The system was made more difficult as due to infrequency of requests for the vitamins and drops with community pharmacies having to recall what the system was for reimbursement.
"Don't make it such a complicated process with tokens / having to write prescriptions [CPUS form] etc. Trust pharmacists that they can just give supplies to those that qualify and allow us to supply it through the minor ailments (needs to be re-named) service. This allows you to capture all sorts of details about the patients receiving it (eg postcode areas, age etc). I work in the most socially deprived area of [NHS Health Board], yet the uptake of Healthy Start vitamins had been minimal. To the point that when a request is made, staff always ask 'what do we do here, again?' Because requests are so few and far between. We supply children's paracetamol by the 'bucket load' through the minor ailments scheme which is well used in our area. So it makes complete sense to supply the Healthy Start vits via this route."

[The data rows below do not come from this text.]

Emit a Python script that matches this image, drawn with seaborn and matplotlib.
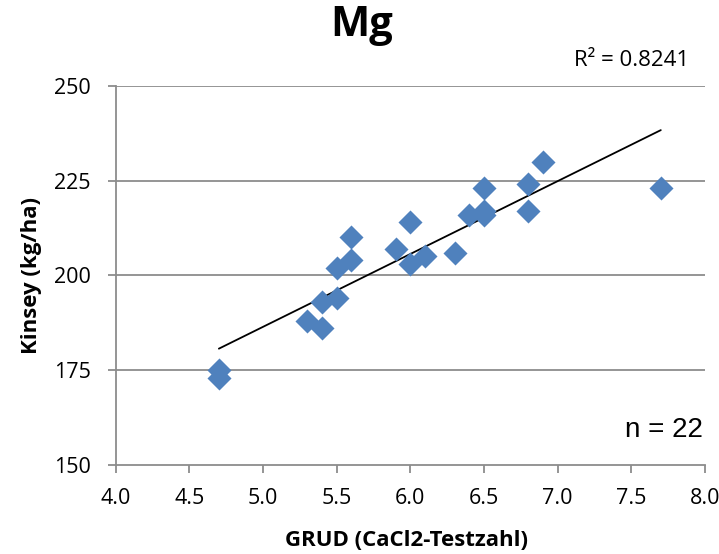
import seaborn as sns
import matplotlib.pyplot as plt
import numpy as np
import pandas as pd

# Werte
grud = [4.7, 4.7, 5.3, 5.4, 5.4, 5.5, 5.5, 5.6, 5.6, 5.9, 6.0,
        6.0, 6.1, 6.3, 6.4, 6.5, 6.5, 6.5, 6.8, 6.8, 6.9, 7.7]
kinsey = [175, 173, 188, 186, 193, 194, 202, 204, 210, 207, 203,
          214, 205, 206, 216, 217, 216, 223, 224, 217, 230, 223]
x_ticks = [4.0, 4.5, 5.0, 5.5, 6.0, 6.5, 7.0, 7.5, 8.0]
y_ticks = [150, 175, 200, 225, 250]

df = pd.DataFrame({'GRUD': grud, 'Kinsey': kinsey})

sns.set_style("white")
plt.rcParams['font.family'] = ['Open Sans', 'DejaVu Sans']
plt.rcParams['text.color'] = 'black'
plt.rcParams['axes.labelcolor'] = 'black'

fig = plt.figure(figsize=(7.19, 5.54), dpi=100)
ax = fig.add_axes([0.161, 0.161, 0.8195, 0.684])

# Gitterlinien
for y in y_ticks[1:]:
    ax.axhline(y, color='#8c8c8c', lw=1.3, zorder=0)

# Trendlinie (lineare Regression)
slope, inter = np.polyfit(df['GRUD'], df['Kinsey'], 1)
xs = np.array([df['GRUD'].min(), df['GRUD'].max()])
ax.plot(xs, slope * xs + inter, color='black', lw=1.3, zorder=2)

sns.scatterplot(data=df, x='GRUD', y='Kinsey', ax=ax, marker='D', s=150,
                color='#4f81bd', edgecolor='#4f81bd', linewidth=0, zorder=3)

ax.set_xlim(4.0, 8.0)
ax.set_ylim(150, 250)
ax.set_xticks(x_ticks)
ax.set_xticklabels([f'{v:.1f}' for v in x_ticks])
ax.set_yticks(y_ticks)
ax.tick_params(axis='both', labelsize=15.5, length=6, width=1.3, color='#8c8c8c',
               labelcolor='black', direction='out', bottom=True, left=True)
ax.tick_params(axis='x', pad=11)
ax.tick_params(axis='y', pad=12)

for side in ['top', 'right']:
    ax.spines[side].set_visible(False)
for side in ['left', 'bottom']:
    ax.spines[side].set_color('#8c8c8c')
    ax.spines[side].set_linewidth(1.3)

ax.set_xlabel('GRUD (CaCl2-Testzahl)', fontsize=16, fontweight='bold')
ax.set_ylabel('Kinsey (kg/ha)', fontsize=16, fontweight='bold')
ax.xaxis.set_label_coords(0.494, -0.214)
ax.xaxis.label.set_va('baseline')
ax.yaxis.set_label_coords(-0.134, 0.5)
ax.yaxis.label.set_va('baseline')

fig.text(0.503, 0.935, 'Mg', fontsize=30, fontweight='bold', ha='center', va='baseline')
fig.text(0.879, 0.881, 'R² = 0.8241', fontsize=16, ha='center', va='baseline')
ax.text(0.9966, 0.074, 'n = 22', fontsize=20, ha='right', va='baseline',
        transform=ax.transAxes, family=['Liberation Sans', 'DejaVu Sans'])

fig.savefig('out.png', dpi=100)
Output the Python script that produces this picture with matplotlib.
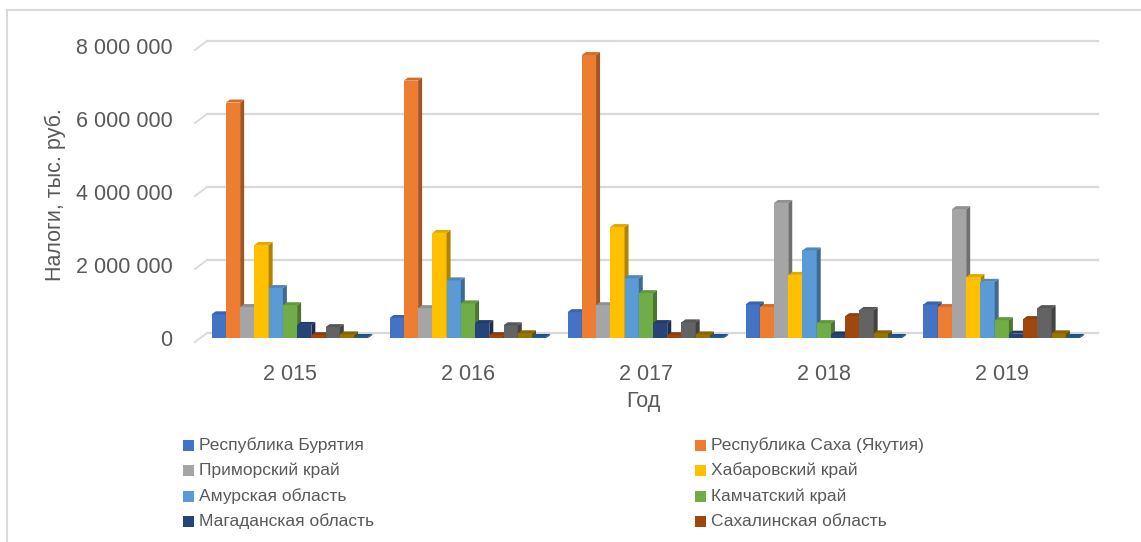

2. Improved supply of vitamins and drops: Many respondents commented on difficulties with ensuring they had supplies of vitamins and drops in stock. Problems were identified with wholesalers having vitamins and drops in stock which was compounded by the short shelf life of the products and the infrequency of requests.
"Get them into full and regular supply - we can't successfully promote something we can't freely get - it's really that simple"
3. Improve understanding and awareness of the scheme: Respondents also thought the process for claiming Healthy Start vitamins and drops was confusing and overly complicated for women; requiring them to understand whether they are entitled to free vitamins and drops, how to apply for coupons, remembering to take the coupons into the community pharmacy.
"Could we provide them free of charge with no coupon as people end up buying them as they do not want to apply for the coupon or they are not entitled to the coupon?"